Building a Detection & Response Team in a Cloud First Environment

Your company is growing and along with it your security team. You are looking to invest in a dedicated detection and response function (or take it from an early team to a maturing team). In this blog I will highlight a selected few challenges to keep an eye on and suggestions to address them as you build (or grow) a detection and response team and function.

Challenge 1: Going from an Early Stage to a Maturing Team

An early team is just starting to build out processes, may have some tooling in place, and is piggybacking on existing tooling investments. If you don’t have one already, it’s important to have an incident response plan to guide you when an incident does eventually happen. An easy-to-follow Incident Response (IR) plan is laid out here by Ryan McGeehan.

As your team matures, it will bring in dedicated Detection & Response (D&R) engineers so let’s talk about hiring.

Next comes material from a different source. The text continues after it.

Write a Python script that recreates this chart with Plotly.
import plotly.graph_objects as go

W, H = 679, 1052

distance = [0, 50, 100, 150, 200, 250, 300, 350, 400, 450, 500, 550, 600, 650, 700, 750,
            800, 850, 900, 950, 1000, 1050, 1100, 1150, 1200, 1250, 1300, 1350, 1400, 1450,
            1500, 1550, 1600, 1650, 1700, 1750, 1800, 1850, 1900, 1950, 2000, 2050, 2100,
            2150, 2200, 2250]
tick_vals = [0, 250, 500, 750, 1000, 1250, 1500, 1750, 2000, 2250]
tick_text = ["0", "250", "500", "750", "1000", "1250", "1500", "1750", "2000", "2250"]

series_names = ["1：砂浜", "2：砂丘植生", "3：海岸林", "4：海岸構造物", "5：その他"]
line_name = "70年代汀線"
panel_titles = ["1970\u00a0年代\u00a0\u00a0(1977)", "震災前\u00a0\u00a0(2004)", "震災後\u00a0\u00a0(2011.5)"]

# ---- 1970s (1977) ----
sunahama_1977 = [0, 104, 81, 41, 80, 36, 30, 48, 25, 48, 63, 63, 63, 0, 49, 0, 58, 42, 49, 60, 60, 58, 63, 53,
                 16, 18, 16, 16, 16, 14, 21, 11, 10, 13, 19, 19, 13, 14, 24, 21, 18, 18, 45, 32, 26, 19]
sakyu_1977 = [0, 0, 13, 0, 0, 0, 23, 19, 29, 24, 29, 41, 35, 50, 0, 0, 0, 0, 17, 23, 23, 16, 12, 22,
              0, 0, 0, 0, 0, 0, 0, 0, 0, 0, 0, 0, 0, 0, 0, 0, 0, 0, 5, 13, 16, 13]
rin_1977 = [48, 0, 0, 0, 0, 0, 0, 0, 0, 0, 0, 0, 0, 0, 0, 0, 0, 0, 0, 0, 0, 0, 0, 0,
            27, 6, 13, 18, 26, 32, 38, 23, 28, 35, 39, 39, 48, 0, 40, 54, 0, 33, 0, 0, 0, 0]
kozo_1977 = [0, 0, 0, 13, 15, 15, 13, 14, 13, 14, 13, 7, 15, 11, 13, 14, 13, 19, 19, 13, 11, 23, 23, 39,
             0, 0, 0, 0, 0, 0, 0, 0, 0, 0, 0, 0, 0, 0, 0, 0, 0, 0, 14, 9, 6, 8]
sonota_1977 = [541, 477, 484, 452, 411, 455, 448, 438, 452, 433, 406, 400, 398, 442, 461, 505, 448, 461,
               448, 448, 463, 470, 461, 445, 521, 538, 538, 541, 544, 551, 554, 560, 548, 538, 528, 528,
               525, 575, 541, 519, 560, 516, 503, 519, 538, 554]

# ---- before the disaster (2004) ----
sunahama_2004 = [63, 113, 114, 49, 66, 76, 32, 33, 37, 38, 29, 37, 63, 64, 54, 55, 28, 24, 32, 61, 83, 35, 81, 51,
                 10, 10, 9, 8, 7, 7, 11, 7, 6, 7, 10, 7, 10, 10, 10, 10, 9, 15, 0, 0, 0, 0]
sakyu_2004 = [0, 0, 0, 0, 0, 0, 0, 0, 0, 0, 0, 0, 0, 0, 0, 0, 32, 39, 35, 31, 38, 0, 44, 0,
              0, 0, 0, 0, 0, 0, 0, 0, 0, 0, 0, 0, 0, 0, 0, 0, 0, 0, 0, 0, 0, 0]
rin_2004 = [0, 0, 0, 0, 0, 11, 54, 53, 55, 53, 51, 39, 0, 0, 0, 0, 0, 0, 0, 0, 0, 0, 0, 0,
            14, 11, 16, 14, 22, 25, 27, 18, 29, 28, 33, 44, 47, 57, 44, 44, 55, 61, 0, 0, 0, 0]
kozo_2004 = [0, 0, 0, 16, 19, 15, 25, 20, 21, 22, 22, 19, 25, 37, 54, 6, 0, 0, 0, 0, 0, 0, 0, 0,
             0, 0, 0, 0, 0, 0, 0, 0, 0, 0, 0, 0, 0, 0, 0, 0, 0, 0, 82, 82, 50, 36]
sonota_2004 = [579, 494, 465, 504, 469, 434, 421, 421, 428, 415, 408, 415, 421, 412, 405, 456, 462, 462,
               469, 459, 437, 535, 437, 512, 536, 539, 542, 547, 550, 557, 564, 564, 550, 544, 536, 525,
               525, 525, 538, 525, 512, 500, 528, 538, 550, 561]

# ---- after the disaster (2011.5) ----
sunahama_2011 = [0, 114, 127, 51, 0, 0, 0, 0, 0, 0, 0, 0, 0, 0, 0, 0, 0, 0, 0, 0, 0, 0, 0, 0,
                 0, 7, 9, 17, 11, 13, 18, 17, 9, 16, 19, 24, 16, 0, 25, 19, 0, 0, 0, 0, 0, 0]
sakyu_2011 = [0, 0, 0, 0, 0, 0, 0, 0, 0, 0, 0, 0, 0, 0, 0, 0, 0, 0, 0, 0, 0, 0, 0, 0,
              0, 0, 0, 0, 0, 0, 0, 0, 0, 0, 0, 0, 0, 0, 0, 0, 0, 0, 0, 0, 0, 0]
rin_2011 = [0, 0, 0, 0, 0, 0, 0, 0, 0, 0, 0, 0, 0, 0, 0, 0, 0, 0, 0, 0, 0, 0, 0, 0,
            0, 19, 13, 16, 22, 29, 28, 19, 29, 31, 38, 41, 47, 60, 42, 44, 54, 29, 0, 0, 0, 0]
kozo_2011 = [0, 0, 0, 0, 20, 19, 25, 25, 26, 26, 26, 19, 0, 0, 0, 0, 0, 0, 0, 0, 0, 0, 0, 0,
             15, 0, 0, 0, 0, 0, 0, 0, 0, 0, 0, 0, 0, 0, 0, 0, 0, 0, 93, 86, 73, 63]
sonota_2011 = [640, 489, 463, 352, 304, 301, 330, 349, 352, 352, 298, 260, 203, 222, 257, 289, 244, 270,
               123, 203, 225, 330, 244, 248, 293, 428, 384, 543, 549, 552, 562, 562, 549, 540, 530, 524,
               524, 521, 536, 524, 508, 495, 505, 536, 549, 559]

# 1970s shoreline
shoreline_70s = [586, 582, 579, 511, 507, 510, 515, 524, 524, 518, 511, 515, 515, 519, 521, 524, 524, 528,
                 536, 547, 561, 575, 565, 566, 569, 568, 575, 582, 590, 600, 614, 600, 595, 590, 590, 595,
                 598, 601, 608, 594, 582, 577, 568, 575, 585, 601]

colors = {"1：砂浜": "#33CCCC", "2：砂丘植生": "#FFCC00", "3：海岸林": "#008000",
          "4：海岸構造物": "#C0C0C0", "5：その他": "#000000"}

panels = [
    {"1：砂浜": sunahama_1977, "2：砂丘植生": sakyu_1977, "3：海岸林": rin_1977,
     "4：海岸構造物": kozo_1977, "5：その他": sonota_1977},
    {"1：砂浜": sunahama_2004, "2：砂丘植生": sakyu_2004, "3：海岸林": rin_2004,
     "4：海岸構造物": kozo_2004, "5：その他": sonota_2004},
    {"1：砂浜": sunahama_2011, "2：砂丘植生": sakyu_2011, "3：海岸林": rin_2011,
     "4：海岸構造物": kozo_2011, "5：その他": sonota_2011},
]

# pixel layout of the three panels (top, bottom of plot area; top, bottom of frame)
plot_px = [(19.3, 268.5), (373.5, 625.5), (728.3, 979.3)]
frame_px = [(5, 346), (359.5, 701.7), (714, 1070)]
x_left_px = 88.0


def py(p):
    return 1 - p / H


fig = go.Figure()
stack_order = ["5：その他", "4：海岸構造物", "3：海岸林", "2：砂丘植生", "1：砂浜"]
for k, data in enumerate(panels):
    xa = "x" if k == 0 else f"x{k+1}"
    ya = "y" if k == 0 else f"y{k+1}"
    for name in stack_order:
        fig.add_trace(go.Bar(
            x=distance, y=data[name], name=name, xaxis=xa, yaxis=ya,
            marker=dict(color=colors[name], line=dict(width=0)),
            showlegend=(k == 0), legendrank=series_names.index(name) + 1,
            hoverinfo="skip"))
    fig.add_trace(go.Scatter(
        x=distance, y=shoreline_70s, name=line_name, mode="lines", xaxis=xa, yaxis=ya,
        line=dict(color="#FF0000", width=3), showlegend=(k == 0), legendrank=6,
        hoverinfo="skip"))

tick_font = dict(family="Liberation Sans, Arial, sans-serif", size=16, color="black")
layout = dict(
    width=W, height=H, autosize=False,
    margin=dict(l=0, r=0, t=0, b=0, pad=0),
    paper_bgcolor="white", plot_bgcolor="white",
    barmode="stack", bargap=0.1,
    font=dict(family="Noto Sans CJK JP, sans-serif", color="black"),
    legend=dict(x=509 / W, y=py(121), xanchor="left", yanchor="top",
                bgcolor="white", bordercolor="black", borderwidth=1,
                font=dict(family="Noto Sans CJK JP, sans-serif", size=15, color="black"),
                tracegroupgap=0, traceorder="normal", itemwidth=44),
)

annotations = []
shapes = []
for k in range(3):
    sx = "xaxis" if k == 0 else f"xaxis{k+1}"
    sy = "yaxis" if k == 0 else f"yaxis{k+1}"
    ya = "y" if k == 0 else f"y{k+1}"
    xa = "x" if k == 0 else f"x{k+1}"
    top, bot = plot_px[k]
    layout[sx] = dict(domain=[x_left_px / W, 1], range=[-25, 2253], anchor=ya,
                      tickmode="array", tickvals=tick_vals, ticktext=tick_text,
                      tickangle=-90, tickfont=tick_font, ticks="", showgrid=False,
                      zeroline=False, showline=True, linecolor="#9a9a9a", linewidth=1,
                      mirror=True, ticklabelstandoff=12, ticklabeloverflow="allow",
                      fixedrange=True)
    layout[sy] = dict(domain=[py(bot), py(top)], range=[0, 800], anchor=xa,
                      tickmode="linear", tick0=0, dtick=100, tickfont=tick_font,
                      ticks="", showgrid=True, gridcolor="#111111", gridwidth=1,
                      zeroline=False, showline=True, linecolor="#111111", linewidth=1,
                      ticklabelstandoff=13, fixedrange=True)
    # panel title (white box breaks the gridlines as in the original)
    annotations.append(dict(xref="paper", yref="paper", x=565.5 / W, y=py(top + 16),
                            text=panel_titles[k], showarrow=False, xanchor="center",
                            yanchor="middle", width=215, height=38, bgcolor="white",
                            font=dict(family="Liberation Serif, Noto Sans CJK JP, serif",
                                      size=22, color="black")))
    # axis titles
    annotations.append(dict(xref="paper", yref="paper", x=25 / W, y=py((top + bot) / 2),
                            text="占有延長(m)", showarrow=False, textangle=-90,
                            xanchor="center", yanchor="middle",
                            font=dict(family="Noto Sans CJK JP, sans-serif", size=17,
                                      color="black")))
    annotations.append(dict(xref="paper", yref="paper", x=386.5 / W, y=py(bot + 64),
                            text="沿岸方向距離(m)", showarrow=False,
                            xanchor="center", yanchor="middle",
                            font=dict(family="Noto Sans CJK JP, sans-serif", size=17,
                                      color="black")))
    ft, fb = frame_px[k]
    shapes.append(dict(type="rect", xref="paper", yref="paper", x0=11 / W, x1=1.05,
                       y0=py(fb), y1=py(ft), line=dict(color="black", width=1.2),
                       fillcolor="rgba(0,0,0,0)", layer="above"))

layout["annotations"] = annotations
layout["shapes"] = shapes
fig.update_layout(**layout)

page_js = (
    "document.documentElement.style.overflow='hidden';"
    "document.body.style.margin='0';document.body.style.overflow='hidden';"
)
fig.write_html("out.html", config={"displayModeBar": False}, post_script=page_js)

Before you determine what profile to hire for, I think it’s important to think about Detection and Response as an engineering function. I cover the importance of this more under Challenge 3: Setting up the Team to Scale in a Cloud-First Environment.

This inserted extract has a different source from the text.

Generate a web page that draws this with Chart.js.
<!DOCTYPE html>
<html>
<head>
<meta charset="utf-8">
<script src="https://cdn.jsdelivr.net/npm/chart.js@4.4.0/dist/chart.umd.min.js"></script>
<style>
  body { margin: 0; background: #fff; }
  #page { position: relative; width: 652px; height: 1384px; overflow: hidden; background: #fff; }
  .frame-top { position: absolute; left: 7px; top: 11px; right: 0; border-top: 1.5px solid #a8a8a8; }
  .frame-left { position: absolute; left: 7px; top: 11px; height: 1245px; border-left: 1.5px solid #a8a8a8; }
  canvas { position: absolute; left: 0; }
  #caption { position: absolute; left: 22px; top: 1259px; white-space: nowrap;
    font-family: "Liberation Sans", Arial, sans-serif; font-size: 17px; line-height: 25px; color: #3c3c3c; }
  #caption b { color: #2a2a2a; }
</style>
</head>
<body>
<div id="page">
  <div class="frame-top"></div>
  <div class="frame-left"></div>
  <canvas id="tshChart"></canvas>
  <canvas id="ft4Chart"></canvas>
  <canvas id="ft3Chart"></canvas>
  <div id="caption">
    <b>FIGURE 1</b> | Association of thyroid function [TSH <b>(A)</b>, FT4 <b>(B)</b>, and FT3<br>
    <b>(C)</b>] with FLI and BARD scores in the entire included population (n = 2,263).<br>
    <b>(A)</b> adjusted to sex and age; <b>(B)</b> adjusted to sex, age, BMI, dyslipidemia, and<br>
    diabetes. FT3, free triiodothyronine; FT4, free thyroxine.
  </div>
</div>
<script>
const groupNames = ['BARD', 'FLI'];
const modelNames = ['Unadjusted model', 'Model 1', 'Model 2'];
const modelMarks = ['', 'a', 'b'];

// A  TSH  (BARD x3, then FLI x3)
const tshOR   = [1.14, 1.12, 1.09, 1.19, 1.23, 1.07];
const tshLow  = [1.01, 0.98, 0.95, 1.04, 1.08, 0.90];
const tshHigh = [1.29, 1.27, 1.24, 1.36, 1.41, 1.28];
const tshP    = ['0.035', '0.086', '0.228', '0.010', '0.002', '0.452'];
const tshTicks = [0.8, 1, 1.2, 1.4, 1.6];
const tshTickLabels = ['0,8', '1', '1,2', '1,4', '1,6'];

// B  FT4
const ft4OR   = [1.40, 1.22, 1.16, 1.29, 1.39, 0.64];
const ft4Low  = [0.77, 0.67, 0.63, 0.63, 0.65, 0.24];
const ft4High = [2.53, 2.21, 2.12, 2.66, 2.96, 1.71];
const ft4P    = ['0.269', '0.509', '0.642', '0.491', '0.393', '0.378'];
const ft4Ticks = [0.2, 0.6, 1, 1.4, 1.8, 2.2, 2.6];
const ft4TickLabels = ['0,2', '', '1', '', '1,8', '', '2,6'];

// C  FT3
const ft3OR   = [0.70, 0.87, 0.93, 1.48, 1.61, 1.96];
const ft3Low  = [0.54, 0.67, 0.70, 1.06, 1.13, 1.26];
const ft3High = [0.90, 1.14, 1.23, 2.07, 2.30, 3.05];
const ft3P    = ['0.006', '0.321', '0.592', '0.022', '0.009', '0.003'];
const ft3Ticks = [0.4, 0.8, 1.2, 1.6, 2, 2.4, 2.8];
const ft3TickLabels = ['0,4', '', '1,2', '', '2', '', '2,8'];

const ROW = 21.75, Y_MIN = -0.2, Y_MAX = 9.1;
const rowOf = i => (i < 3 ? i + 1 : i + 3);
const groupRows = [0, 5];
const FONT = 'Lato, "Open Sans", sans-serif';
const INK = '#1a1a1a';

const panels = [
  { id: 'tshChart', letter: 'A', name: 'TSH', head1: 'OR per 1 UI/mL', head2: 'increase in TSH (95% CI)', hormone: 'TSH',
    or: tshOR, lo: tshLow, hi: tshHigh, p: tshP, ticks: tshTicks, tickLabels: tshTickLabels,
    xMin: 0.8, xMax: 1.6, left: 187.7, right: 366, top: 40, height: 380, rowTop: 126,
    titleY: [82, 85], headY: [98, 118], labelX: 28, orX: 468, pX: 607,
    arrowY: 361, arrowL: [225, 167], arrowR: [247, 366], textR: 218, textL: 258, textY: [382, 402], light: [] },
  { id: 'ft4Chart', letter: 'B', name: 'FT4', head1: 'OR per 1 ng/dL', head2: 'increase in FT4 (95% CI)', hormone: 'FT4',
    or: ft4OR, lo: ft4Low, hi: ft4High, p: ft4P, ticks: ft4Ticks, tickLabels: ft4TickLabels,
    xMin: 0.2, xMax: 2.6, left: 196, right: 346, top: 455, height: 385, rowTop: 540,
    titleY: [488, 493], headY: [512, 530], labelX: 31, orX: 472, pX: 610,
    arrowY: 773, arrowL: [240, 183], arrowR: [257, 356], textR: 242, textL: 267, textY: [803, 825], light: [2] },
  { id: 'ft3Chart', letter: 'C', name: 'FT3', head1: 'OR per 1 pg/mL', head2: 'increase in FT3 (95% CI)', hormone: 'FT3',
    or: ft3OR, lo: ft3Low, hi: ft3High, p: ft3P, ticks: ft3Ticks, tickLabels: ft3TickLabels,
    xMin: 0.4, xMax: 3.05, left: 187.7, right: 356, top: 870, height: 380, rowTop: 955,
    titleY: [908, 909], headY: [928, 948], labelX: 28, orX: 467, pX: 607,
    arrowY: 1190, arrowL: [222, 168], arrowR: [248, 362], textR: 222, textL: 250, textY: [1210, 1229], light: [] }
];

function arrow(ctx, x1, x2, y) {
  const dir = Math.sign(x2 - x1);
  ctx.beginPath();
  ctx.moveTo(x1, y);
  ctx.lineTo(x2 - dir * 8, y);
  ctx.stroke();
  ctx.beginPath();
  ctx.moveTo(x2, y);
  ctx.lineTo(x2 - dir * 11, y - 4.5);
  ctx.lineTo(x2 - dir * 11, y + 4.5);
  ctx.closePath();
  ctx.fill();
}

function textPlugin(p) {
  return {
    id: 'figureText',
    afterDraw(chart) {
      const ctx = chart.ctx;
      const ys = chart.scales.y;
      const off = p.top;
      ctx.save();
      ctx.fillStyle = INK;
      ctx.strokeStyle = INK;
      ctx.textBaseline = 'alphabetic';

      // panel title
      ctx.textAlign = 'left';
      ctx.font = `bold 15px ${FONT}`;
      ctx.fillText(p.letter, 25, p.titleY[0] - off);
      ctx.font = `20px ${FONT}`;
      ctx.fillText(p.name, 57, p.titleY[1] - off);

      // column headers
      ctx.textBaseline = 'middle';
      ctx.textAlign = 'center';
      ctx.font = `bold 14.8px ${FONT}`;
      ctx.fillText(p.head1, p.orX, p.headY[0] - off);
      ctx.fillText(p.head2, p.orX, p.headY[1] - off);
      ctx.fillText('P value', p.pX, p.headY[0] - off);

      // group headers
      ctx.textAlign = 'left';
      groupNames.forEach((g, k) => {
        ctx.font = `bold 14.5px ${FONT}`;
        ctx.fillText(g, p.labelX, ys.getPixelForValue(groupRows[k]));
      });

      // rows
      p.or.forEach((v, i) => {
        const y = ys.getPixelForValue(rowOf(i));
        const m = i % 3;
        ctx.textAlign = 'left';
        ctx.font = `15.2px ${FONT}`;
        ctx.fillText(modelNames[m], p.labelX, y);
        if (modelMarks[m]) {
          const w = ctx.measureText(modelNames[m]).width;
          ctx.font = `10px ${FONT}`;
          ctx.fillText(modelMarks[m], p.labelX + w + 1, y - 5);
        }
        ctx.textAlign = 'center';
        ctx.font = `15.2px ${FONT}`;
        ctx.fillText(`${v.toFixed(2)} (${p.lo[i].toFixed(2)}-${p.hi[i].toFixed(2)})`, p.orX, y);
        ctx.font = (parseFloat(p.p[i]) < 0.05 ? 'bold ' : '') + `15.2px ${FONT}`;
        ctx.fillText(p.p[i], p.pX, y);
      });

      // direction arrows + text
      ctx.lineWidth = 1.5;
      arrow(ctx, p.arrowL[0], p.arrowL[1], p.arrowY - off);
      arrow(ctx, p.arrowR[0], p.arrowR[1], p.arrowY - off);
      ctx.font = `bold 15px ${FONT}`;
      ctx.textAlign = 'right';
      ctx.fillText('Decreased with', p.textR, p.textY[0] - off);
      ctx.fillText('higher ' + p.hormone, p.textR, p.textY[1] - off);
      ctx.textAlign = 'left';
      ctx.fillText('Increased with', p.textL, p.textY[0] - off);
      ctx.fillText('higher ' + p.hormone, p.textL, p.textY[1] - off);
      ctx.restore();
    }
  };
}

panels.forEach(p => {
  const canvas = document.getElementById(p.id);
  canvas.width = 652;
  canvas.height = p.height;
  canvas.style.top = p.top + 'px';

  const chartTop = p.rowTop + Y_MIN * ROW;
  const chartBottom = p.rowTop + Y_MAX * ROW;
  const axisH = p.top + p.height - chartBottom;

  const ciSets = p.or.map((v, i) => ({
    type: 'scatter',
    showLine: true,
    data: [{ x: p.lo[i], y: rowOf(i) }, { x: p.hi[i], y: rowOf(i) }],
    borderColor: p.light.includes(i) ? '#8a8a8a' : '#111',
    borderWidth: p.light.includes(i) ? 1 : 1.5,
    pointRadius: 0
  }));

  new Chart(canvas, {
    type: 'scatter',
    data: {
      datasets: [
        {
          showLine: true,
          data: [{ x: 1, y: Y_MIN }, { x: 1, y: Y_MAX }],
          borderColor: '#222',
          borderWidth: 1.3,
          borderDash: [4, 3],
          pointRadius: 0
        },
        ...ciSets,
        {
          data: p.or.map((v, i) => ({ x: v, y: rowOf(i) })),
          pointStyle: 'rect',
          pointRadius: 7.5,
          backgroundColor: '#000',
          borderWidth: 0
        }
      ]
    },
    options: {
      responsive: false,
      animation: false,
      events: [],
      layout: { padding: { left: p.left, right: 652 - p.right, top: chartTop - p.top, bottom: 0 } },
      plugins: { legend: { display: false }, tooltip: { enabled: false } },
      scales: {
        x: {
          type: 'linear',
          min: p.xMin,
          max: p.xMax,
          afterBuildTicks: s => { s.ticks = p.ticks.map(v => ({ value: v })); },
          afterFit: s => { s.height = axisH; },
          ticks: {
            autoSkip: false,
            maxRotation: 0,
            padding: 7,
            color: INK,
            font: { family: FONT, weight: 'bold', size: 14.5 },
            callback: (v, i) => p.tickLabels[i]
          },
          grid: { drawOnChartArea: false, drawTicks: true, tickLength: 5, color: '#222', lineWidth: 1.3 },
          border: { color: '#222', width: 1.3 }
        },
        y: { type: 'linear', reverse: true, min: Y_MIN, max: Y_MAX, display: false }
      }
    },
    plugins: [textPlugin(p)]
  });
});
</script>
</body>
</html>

For the initial team members, focusing on hiring engineers with cross-functional experience in different security domains or adjacent to security domains (such as SRE)  has worked well in my experience. Remember, that it’s likely they will be sharing other responsibilities in a small security team. I’ll cover this more in the next section. 

Once the initial team is built out, the profile and the requirements can be adjusted to fill any specific gaps within the team or to bring on more junior engineers that can grow within the team / company. Geoff Belknap has a great post on how LinkedIn approached hiring to grow their security team.

Challenge 2: Managing a Broad Scope & Handling Shared Responsibilities

Depending on the organization, a D&R engineer’s role may be broader than just writing detections and responding to alerts. Individuals on an early team are likely handling multiple things, but as the team and the company matures, you will find that things that could be someone’s 15% job become someone’s 100% job, and maybe eventually an entire team’s job.

The D&R team itself will incorporate multiple functions as illustrated below:

Diagram showing feedback loops of Alerts and Tuning between Detection and Response; Requirements and Data between Response and Platform; and Logging Standards and Data between Detection and Platform

It’s worth noting that with both Detection and Response as a single function, an engineer responding to alerts from the detection content they have created acts as a continuous motivator for creating and maintaining high fidelity detections. If the functions do end up separating, it’ll be important to keep a tight alert → triage → tune feedback loop.

Challenge 3: Setting up the Team to Scale in a Cloud-First Environment

Companies are leveraging cloud services to build and scale their businesses faster than ever. As companies grow and the number of cloud services / SaaS providers grow, security teams will quickly find themselves outnumbered, and will be overwhelmed with data. 

Approach Detection & Response as an engineering function, one which prioritizes automation. Focus on building a detection and response platform that doesn’t overload the team with either low-fidelity alerts or manual overhead, and leverage standards such as unit testing and continuous visibility. This will help set the team up to scale as the organization, infrastructure, services, and data volumes grow.

One of our team’s strategic operating principles is “strive to shift-left and automate as much as possible”. This means two things in practice:

  • The first is to ship off alerts directly to the relevant teams and employees (as much as possible). This is true especially if an employee can confirm an action they took which resulted in an alert, or if they can provide faster context than a member of the security team. Panther’s SlackBot is a good example of implementing this and expediting the response workflow bringing the security context into the tools where users already work.
  • The second is to automate. It’s one of the lessons that our CEO Jack has covered in this blog post after speaking with multiple CISOs and security practitioners. A few key things to consider for automation are:
    • For the bullet point above, automate alert routing.
    • Pre-process alerts to enrich them with context and include the standard level of detail that a D&R engineer will expect.
    • Automate mitigation when possible. For example, a malware alert triggers an action to isolate the impacted machine.
    • Testing detections. Another lesson that Jack has covered in the blog post mentioned above is that Detection is becoming an engineering function. Taking the approach of a modern engineering team, automate testing of detection logic as well as testing the effectiveness of the detections.

This blog post further covers a few use cases for how we have (or can) leverage Panther and Tines to automate and scale Detection & Response. 


There’s a lot that goes into building a team and a function such that it scales in a cloud-first environment. While this blog doesn’t cover all of the challenges you may face, a key takeaway that I’d double click on is to think about detection and response as an engineering problem. This will guide your team buildup, allow focus on solutions to not get buried with alerts and manual tasks, and importantly will help take care of the team.